-- Problem to solve --
Quote the data exactly, first line to the line containing "DOT = '#1e1e1e'", with no pictures.

====== Source material

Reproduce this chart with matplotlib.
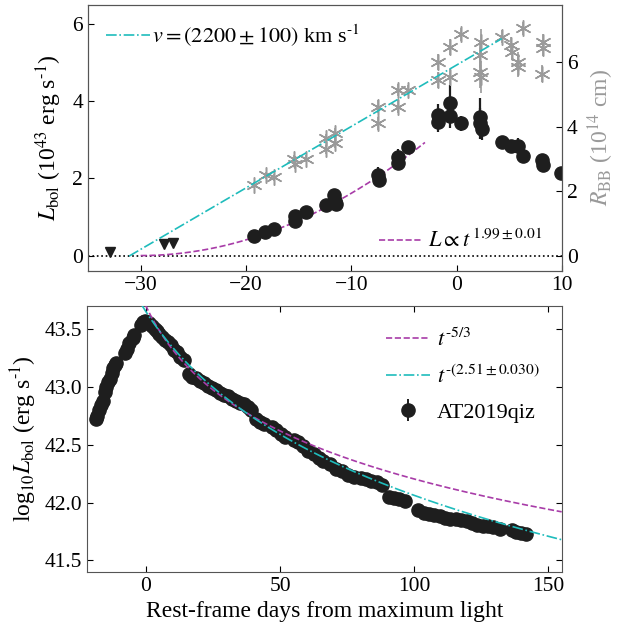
'''bolometric light curve and blackbody radius of AT2019qiz
'''
import numpy as np
import matplotlib
matplotlib.use("Agg")
import matplotlib.pyplot as plt

plt.rcParams['font.family'] = ['Liberation Serif', 'DejaVu Serif']
plt.rcParams['mathtext.fontset'] = 'stix'
plt.rcParams['font.size'] = 16
plt.rcParams['xtick.labelsize'] = 15.5
plt.rcParams['ytick.labelsize'] = 15.5

CYAN = '#1fbcbc'
MAGENTA = '#a83ca8'
GREY = '#9a9a9a'
DOT = '#1e1e1e'

# --- top panel: early rise (days, 1e43 erg/s) ---
rise_t = [-19.2, -18.2, -17.3, -15.3, -15.3, -14.3, -12.4, -11.6, -11.5, -11.4,
          -7.5, -7.4, -5.6, -5.6, -4.6, -1.8, -1.8, -0.6, -0.6, 0.4,
          2.2, 2.2, 2.4, 4.3, 5.2, 5.8, 6.3, 8.1, 8.2, 9.9]
rise_L = [0.52, 0.62, 0.69, 0.90, 1.03, 1.12, 1.30, 1.58, 1.42, 1.35,
          2.10, 1.97, 2.56, 2.39, 2.81, 3.64, 3.46, 3.97, 3.62, 3.43,
          3.60, 3.43, 3.29, 2.95, 2.84, 2.84, 2.58, 2.49, 2.36, 2.15]
rise_L_err = [0.05, 0.05, 0.05, 0.06, 0.06, 0.06, 0.08, 0.15, 0.12, 0.10,
              0.20, 0.15, 0.20, 0.15, 0.15, 0.30, 0.25, 0.45, 0.30, 0.20,
              0.50, 0.40, 0.30, 0.15, 0.15, 0.20, 0.10, 0.12, 0.10, 0.10]

# upper limits before discovery
lim_t = [-32.9, -27.8, -26.9]
lim_L = [0.10, 0.29, 0.33]

# blackbody radius (1e14 cm)
rbb_t = [-19.2, -18.1, -17.3, -15.4, -15.3, -14.3, -12.4, -12.4, -11.5, -11.5,
         -7.5, -7.5, -5.6, -5.6, -4.6, -1.8, -1.8, -0.6, -0.6, 0.4,
         2.3, 2.2, 2.2, 2.3, 4.3, 5.2, 5.3, 5.8, 5.8, 6.3, 8.2, 8.2, 8.1]
rbb_R = [2.20, 2.50, 2.44, 2.99, 2.85, 3.02, 3.64, 3.30, 3.80, 3.49,
         4.62, 4.11, 5.14, 4.62, 5.14, 6.00, 5.45, 6.46, 5.55, 6.87,
         6.63, 6.22, 5.70, 5.55, 6.79, 6.53, 6.33, 6.02, 5.85, 7.05, 6.63, 6.45, 5.65]
rbb_R_err = [0.1, 0.1, 0.1, 0.15, 0.15, 0.1, 0.15, 0.15, 0.15, 0.15,
             0.2, 0.2, 0.2, 0.2, 0.15, 0.25, 0.25, 0.25, 0.25, 0.2,
             0.4, 0.4, 0.5, 0.5, 0.2, 0.25, 0.25, 0.3, 0.3, 0.2, 0.25, 0.25, 0.25]

# fits to the rise
v_kms = 2200.0
v_t0 = -31.1
v_tend = 4.3
pow_index = 1.99
pow_t0 = -30.0
pow_norm = 0.00416
pow_tend = -3.0

# --- bottom panel: full light curve ---
lc_t = [-18.8, -18.2, -17.6, -16.9, -16.2, -15.3, -14.8, -14.2, -13.5, -12.8,
        -12.2, -11.6, -11.2, -7.9, -7.2, -6.4, -5.0, -4.3, -1.9, -1.2,
        -0.5, 0.3, 1.2, 2.2, 3.2, 4.1, 5.0, 6.0, 7.0, 8.2,
        9.2, 10.5, 11.5, 12.8, 14.0, 16.0, 17.0, 18.5, 20.0, 21.5,
        23.0, 24.5, 26.0, 27.5, 29.0, 30.5, 32.0, 33.5, 35.0, 36.5,
        38.0, 39.0, 41.0, 42.5, 44.0, 47.0, 48.5, 50.5, 52.0, 55.0,
        56.5, 58.5, 60.5, 62.5, 64.5, 66.0, 68.5, 71.0, 73.0, 75.5,
        77.5, 80.0, 82.0, 84.0, 86.0, 88.0, 90.5, 92.5, 94.5, 96.5,
        101.5, 103.5, 105.5, 107.5, 109.5, 111.5, 113.5, 115.5, 117.5, 119.5,
        121.5, 123.5, 125.5, 127.5, 129.5, 132.0, 136.5, 138.0, 140.0, 141.5]
lc_logL = [42.72, 42.75, 42.80, 42.84, 42.88, 42.96, 43.00, 43.04, 43.07, 43.12,
           43.16, 43.19, 43.21, 43.29, 43.33, 43.38, 43.42, 43.45, 43.54, 43.56,
           43.57, 43.56, 43.55, 43.53, 43.50, 43.48, 43.46, 43.43, 43.41, 43.39,
           43.36, 43.32, 43.30, 43.26, 43.23, 43.11, 43.09, 43.08, 43.05, 43.03,
           43.01, 42.99, 42.97, 42.95, 42.93, 42.92, 42.90, 42.88, 42.86, 42.85,
           42.83, 42.80, 42.72, 42.70, 42.68, 42.65, 42.63, 42.59, 42.57, 42.54,
           42.52, 42.49, 42.45, 42.42, 42.39, 42.36, 42.33, 42.29, 42.27, 42.24,
           42.22, 42.21, 42.20, 42.19, 42.18, 42.15, 42.05, 42.04, 42.03, 42.01,
           41.94, 41.91, 41.90, 41.89, 41.88, 41.87, 41.86, 41.86, 41.85, 41.84,
           41.82, 41.81, 41.80, 41.80, 41.79, 41.77, 41.76, 41.75, 41.74, 41.73]

# power-law decline fits: logL = a - n log10(t - t0)
fit53_n, fit53_t0, fit53_a = 5.0 / 3.0, -14.5, 43.70
fitfree_n, fitfree_t0, fitfree_a = 2.51, -30.4, 43.65


def power_decline(t, a, n, t0):
    return a - n * np.log10((t - t0) / (-t0))


fig = plt.figure(figsize=(6.17, 6.25), dpi=100)
ax = fig.add_axes([0.1426, 0.5664, 0.768, 0.4256])
ax_r = ax.twinx()
ax_b = fig.add_axes([0.141, 0.0848, 0.7694, 0.4256])

# ---- top ----
ax.axhline(0, color='k', ls=':', lw=1.2, zorder=1)
tp = np.linspace(pow_t0, pow_tend, 200)
pow_line, = ax.plot(tp, pow_norm * (tp - pow_t0) ** pow_index, color=MAGENTA,
                    ls='--', lw=1.2, zorder=3)
ax.errorbar(rise_t, rise_L, yerr=rise_L_err, fmt='o', color=DOT, ms=9.5,
            elinewidth=1.6, capsize=0, zorder=4)
ax.plot(lim_t, lim_L, 'v', color=DOT, ms=7.5, zorder=4)

ax_r.errorbar(rbb_t, rbb_R, yerr=rbb_R_err, fmt='none', ecolor=GREY,
              elinewidth=1.2, capsize=0, zorder=2)
ax_r.plot(rbb_t, rbb_R, ls='none', marker=(6, 2, 0), color=GREY, ms=11.5,
          mew=1.1, zorder=2)
tv = np.linspace(v_t0, v_tend, 50)
slope = v_kms * 1e5 * 86400 / 1e14
v_line, = ax_r.plot(tv, slope * (tv - v_t0), color=CYAN, ls='-.', lw=1.2, zorder=3)

ax.set_xlim(-35, 10)
ax.set_ylim(-0.4, 6.5)
ax_r.set_ylim(-0.46, 7.77)
ax.set_xticks([-30, -20, -10, 0, 10])
ax.set_yticks([0, 2, 4, 6])
ax_r.set_yticks([0, 2, 4, 6])
ax.set_ylabel(r'$L_{\rm bol}$ (10$^{43}$ erg s$^{\rm \text{-}1}$)', fontsize=17, labelpad=6)
ax_r.set_ylabel(r'$R_{\rm BB}$ (10$^{14}$ cm)', color=GREY, fontsize=17, labelpad=6)
ax.tick_params(direction='in', length=4)
ax_r.tick_params(direction='in', length=4)

leg1 = ax_r.legend([v_line], [r'$v = (2200 \pm 100)$ km s$^{\rm \text{-}1}$'],
                   loc='upper left', frameon=False, handlelength=2.0,
                   handletextpad=0.1, borderaxespad=0.4)
ax_r.add_artist(leg1)
ax_r.legend([pow_line], [r'$L \propto t^{\,1.99 \pm 0.01}$'], loc='lower right',
            frameon=False, handlelength=2.0, handletextpad=0.2,
            bbox_to_anchor=(1.0, -0.005))

# ---- bottom ----
tb = np.linspace(-1.5, 155, 300)
l53, = ax_b.plot(tb, power_decline(tb, fit53_a, fit53_n, fit53_t0),
                 color=MAGENTA, ls='--', lw=1.2, zorder=3)
lfree, = ax_b.plot(tb, power_decline(tb, fitfree_a, fitfree_n, fitfree_t0),
                   color=CYAN, ls='-.', lw=1.2, zorder=4)
pts = ax_b.errorbar(lc_t, lc_logL, yerr=0.01, fmt='o', color=DOT, ms=9.5,
                    elinewidth=1.4, capsize=0, zorder=2)
ax_b.set_xlim(-22, 155)
ax_b.set_ylim(41.4, 43.7)
ax_b.set_xticks([0, 50, 100, 150])
ax_b.set_yticks([41.5, 42.0, 42.5, 43.0, 43.5])
ax_b.set_yticklabels(['41.5', '42.0', '42.5', '43.0', '43.5'])
ax_b.tick_params(direction='in', length=4, top=True, right=True)
ax_b.set_xlabel('Rest-frame days from maximum light', fontsize=17)
ax_b.set_ylabel(r'log$_{10}L_{\rm bol}$ (erg s$^{\rm \text{-}1}$)', fontsize=17)
ax_b.legend([l53, lfree, pts],
            [r'$t^{\rm \text{-}5/3}$', r'$t^{\rm \text{-}(2.51 \pm 0.030)}$', 'AT2019qiz'],
            loc='upper right', frameon=False, handlelength=2.0, handletextpad=0.3,
            labelspacing=0.65, borderaxespad=0.6)

for a in (ax, ax_r, ax_b):
    for s in a.spines.values():
        s.set_color('#555555')

fig.savefig('out.png', dpi=100)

============

-- Output --
Reproduce this chart with matplotlib.
'''bolometric light curve and blackbody radius of AT2019qiz
'''
import numpy as np
import matplotlib
matplotlib.use("Agg")
import matplotlib.pyplot as plt

plt.rcParams['font.family'] = ['Liberation Serif', 'DejaVu Serif']
plt.rcParams['mathtext.fontset'] = 'stix'
plt.rcParams['font.size'] = 16
plt.rcParams['xtick.labelsize'] = 15.5
plt.rcParams['ytick.labelsize'] = 15.5

CYAN = '#1fbcbc'
MAGENTA = '#a83ca8'
GREY = '#9a9a9a'
DOT = '#1e1e1e'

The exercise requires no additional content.